> **Objective**: Starting at the first line of the listing below, retype each line up to and including the one that contains "0.065, 0.065, 0.14];". Leave pictures out.

> **Information provided**:
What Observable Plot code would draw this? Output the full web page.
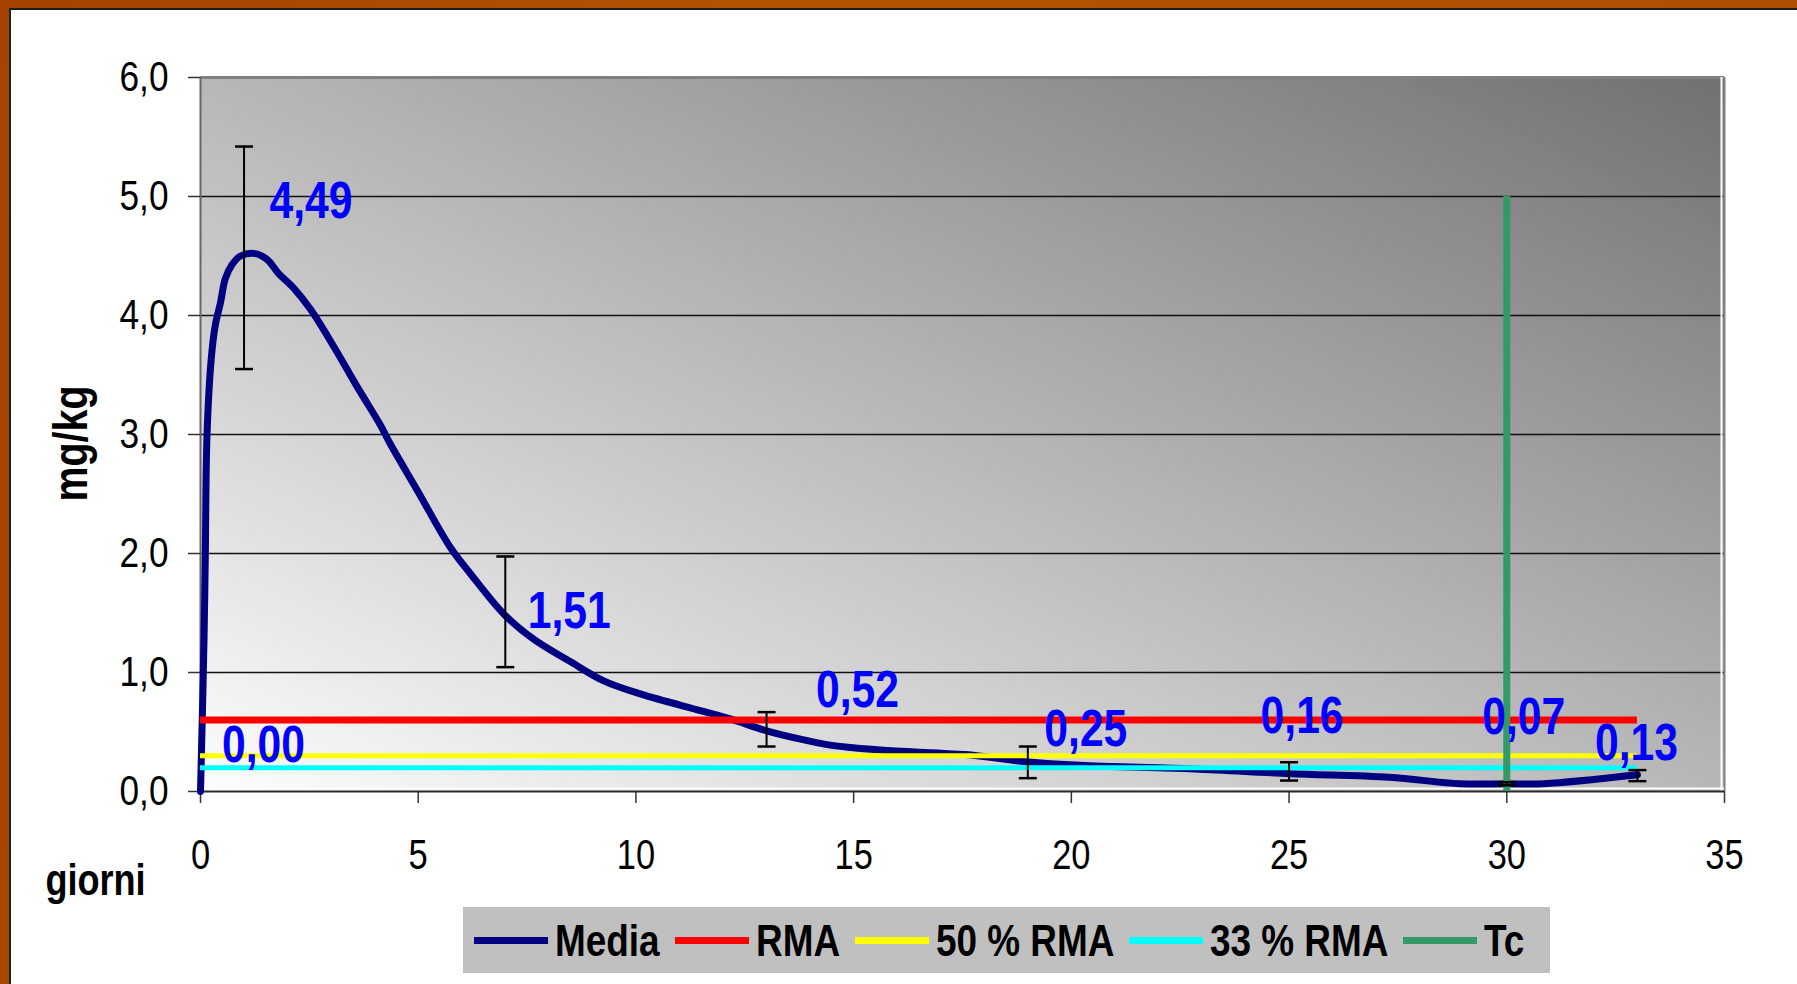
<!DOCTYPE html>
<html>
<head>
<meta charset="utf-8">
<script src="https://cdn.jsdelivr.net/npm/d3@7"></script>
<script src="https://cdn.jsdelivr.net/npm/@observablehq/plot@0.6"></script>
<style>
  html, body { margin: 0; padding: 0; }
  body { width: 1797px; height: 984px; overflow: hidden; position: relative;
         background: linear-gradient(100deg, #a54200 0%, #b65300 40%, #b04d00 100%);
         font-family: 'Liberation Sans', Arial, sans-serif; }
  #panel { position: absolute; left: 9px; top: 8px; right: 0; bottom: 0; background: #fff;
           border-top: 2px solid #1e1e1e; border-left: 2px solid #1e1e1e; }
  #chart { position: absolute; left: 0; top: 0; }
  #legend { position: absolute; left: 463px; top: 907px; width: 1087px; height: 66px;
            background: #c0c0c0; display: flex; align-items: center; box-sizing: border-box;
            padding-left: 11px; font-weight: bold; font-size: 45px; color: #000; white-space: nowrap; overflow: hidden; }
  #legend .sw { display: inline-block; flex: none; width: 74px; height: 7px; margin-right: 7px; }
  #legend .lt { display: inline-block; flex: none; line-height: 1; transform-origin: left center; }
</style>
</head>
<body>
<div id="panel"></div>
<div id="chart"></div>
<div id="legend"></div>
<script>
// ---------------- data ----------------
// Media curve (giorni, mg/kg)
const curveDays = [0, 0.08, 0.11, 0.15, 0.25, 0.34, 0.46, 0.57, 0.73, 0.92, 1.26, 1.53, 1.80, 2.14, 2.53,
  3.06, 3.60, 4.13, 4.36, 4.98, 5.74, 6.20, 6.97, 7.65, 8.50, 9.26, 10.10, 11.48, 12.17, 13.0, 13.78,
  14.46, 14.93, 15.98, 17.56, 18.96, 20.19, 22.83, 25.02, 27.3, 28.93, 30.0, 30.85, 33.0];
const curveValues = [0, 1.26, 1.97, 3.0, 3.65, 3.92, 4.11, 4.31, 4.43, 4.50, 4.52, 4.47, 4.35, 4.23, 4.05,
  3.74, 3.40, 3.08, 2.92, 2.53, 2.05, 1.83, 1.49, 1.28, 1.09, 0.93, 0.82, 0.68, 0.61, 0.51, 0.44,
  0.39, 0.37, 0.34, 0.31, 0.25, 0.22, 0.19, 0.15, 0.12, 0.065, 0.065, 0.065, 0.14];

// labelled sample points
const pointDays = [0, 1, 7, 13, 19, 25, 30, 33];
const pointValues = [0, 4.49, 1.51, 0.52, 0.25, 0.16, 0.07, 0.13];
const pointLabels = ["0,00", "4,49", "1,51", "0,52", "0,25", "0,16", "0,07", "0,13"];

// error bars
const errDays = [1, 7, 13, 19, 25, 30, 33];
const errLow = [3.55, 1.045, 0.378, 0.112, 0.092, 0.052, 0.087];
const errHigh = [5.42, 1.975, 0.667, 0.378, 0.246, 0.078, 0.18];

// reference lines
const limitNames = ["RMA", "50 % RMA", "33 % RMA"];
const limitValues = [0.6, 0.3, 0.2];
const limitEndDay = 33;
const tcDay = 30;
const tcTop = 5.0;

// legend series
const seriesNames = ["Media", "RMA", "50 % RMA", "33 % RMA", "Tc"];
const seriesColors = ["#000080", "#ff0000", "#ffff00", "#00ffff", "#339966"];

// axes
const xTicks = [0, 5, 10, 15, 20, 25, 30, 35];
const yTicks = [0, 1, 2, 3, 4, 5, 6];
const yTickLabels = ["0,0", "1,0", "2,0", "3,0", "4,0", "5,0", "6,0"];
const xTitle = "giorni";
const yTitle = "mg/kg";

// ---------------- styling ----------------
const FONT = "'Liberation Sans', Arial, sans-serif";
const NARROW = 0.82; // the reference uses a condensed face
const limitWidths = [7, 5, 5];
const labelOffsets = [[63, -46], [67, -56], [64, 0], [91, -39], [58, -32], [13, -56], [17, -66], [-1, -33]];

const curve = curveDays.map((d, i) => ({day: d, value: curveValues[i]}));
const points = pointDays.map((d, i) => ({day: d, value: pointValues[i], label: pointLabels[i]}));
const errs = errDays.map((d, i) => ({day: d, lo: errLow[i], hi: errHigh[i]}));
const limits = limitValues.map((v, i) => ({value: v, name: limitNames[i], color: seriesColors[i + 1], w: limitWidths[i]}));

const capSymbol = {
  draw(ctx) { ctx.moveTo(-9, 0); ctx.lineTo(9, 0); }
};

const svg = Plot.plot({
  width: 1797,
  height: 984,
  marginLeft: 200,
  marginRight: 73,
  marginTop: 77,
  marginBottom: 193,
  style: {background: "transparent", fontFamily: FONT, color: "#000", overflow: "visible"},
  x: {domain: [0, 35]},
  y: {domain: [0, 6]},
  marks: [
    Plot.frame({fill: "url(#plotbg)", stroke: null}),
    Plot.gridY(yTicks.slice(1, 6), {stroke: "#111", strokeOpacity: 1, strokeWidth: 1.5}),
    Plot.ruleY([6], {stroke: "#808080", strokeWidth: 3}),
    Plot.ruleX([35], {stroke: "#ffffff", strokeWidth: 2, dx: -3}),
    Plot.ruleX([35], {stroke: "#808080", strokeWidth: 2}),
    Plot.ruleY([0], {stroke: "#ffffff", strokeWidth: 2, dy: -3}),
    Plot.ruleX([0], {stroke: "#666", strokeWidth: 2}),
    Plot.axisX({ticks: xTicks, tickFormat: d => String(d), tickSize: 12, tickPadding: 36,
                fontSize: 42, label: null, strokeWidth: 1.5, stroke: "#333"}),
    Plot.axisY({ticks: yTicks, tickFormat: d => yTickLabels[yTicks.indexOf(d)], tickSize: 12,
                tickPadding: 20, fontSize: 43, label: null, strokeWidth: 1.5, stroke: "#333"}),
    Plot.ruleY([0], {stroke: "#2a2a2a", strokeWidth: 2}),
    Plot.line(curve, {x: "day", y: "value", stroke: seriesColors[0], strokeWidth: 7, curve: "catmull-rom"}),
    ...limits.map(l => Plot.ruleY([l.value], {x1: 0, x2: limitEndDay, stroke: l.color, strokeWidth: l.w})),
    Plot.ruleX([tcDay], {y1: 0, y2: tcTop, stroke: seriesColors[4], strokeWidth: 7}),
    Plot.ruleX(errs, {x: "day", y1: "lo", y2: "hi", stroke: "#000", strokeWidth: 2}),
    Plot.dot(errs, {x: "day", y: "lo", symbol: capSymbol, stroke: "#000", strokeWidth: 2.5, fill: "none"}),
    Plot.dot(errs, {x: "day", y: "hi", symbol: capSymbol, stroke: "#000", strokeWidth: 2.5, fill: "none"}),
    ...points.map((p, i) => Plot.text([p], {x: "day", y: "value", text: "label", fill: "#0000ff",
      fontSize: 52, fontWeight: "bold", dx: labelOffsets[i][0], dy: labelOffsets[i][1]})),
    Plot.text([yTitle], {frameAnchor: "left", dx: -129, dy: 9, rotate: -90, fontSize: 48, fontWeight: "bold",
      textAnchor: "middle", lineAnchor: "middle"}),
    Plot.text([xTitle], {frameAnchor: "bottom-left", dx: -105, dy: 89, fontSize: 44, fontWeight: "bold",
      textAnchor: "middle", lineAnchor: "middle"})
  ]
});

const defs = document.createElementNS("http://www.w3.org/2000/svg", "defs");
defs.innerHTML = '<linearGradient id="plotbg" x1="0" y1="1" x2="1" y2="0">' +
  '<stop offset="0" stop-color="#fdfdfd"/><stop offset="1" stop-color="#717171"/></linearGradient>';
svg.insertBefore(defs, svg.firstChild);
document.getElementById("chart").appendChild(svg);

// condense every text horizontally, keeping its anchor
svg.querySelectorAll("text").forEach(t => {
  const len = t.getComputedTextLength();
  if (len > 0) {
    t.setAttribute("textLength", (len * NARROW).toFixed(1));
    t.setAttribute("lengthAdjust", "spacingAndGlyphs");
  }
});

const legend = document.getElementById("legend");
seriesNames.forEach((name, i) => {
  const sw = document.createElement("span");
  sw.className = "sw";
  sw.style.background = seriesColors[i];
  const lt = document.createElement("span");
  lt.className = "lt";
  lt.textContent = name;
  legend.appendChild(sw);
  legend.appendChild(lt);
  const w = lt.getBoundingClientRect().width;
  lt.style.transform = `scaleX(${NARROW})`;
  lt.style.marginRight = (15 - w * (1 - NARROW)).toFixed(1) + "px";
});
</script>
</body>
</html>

> **Exercise solution**:
What Observable Plot code would draw this? Output the full web page.
<!DOCTYPE html>
<html>
<head>
<meta charset="utf-8">
<script src="https://cdn.jsdelivr.net/npm/d3@7"></script>
<script src="https://cdn.jsdelivr.net/npm/@observablehq/plot@0.6"></script>
<style>
  html, body { margin: 0; padding: 0; }
  body { width: 1797px; height: 984px; overflow: hidden; position: relative;
         background: linear-gradient(100deg, #a54200 0%, #b65300 40%, #b04d00 100%);
         font-family: 'Liberation Sans', Arial, sans-serif; }
  #panel { position: absolute; left: 9px; top: 8px; right: 0; bottom: 0; background: #fff;
           border-top: 2px solid #1e1e1e; border-left: 2px solid #1e1e1e; }
  #chart { position: absolute; left: 0; top: 0; }
  #legend { position: absolute; left: 463px; top: 907px; width: 1087px; height: 66px;
            background: #c0c0c0; display: flex; align-items: center; box-sizing: border-box;
            padding-left: 11px; font-weight: bold; font-size: 45px; color: #000; white-space: nowrap; overflow: hidden; }
  #legend .sw { display: inline-block; flex: none; width: 74px; height: 7px; margin-right: 7px; }
  #legend .lt { display: inline-block; flex: none; line-height: 1; transform-origin: left center; }
</style>
</head>
<body>
<div id="panel"></div>
<div id="chart"></div>
<div id="legend"></div>
<script>
// ---------------- data ----------------
// Media curve (giorni, mg/kg)
const curveDays = [0, 0.08, 0.11, 0.15, 0.25, 0.34, 0.46, 0.57, 0.73, 0.92, 1.26, 1.53, 1.80, 2.14, 2.53,
  3.06, 3.60, 4.13, 4.36, 4.98, 5.74, 6.20, 6.97, 7.65, 8.50, 9.26, 10.10, 11.48, 12.17, 13.0, 13.78,
  14.46, 14.93, 15.98, 17.56, 18.96, 20.19, 22.83, 25.02, 27.3, 28.93, 30.0, 30.85, 33.0];
const curveValues = [0, 1.26, 1.97, 3.0, 3.65, 3.92, 4.11, 4.31, 4.43, 4.50, 4.52, 4.47, 4.35, 4.23, 4.05,
  3.74, 3.40, 3.08, 2.92, 2.53, 2.05, 1.83, 1.49, 1.28, 1.09, 0.93, 0.82, 0.68, 0.61, 0.51, 0.44,
  0.39, 0.37, 0.34, 0.31, 0.25, 0.22, 0.19, 0.15, 0.12, 0.065, 0.065, 0.065, 0.14];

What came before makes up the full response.